Azad’s heart-rending story deeply moved Kanak. She vented her anger on the Communist Party policy that had caused Azad so much suffering, ‘What’s wrong with the party, it changes its policy so often. First it opposed the war, and then the same war became the People’s War. In 1948 it was total revolution, in ’50 it became the bourgeois democratic revolution. No consideration for how many lives such dithering may have ruined.’

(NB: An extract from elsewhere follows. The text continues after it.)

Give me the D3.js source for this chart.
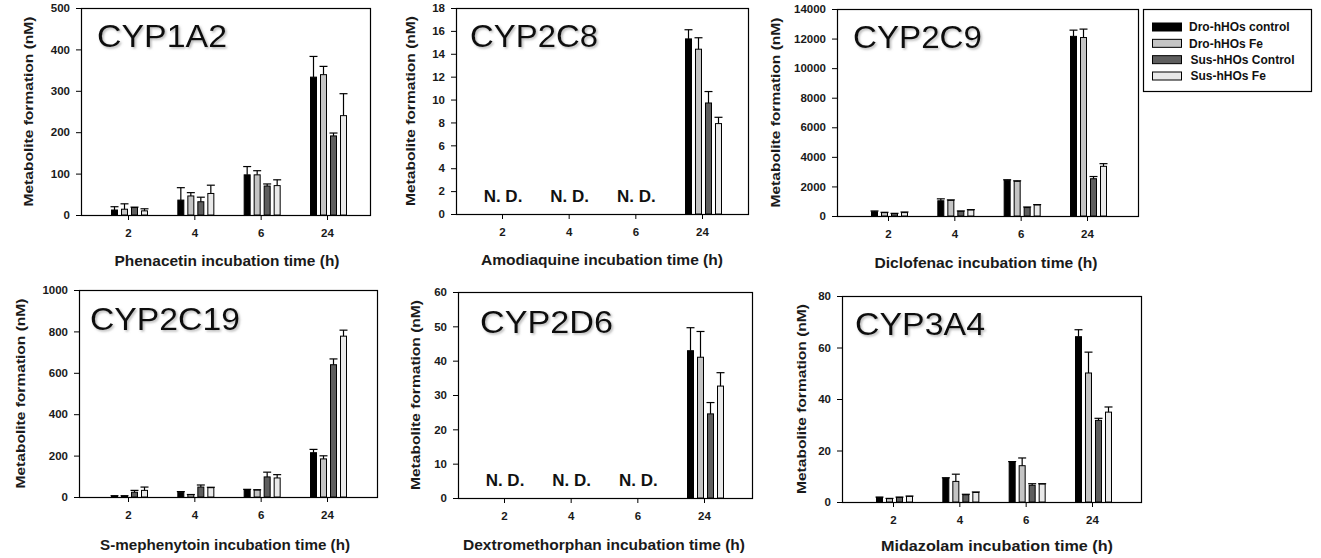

‘And what has your Congress been up to? What about Gandhiji?’ Azad replied to Kanak’s show of sympathy by glaring at her. ‘At the time of his non-cooperation movement and civil disobedience he made thousands of students leave their studies, made thousands of others give up their government jobs, millions suffered police beatings and went to jail, and then your Bapu felt that he had committed “a Himalayan blunder” and called off the movement. He told everyone to make bonfires of foreign-made cloth, and then told them to stop doing it. He went on his Dandi march to break the salt law, and then gave it up. He launched his jungle Satyagraha, and asked farmers not to pay land revenue, and let that also peter out. He called for a boycott of the legislative councils, and then accepted the existence of the same councils. He called for a boycott of the Round Table Conference, then went and took part in it. At first he renounced the boycott of the war, and then himself denounced it. He opposed the partition of India, then accepted it. There are hundreds of instances of Gandhi and the Congress changing their policies at the slightest excuse. Don’t you try to lecture me! I’ve been fighting for the country’s freedom since before you were even born. The Congress has changed its final goal so often. Sometimes it wanted dominion status, then full freedom under the Empire, then complete independence, then a republic, then the Ramrajya, then capitalism, then socialism. Our party has always had one single objective: dictatorship of the proletariat! We only changed our tactics. You congresswallahs dare to preach to us? First go and look at yourself in the mirror!’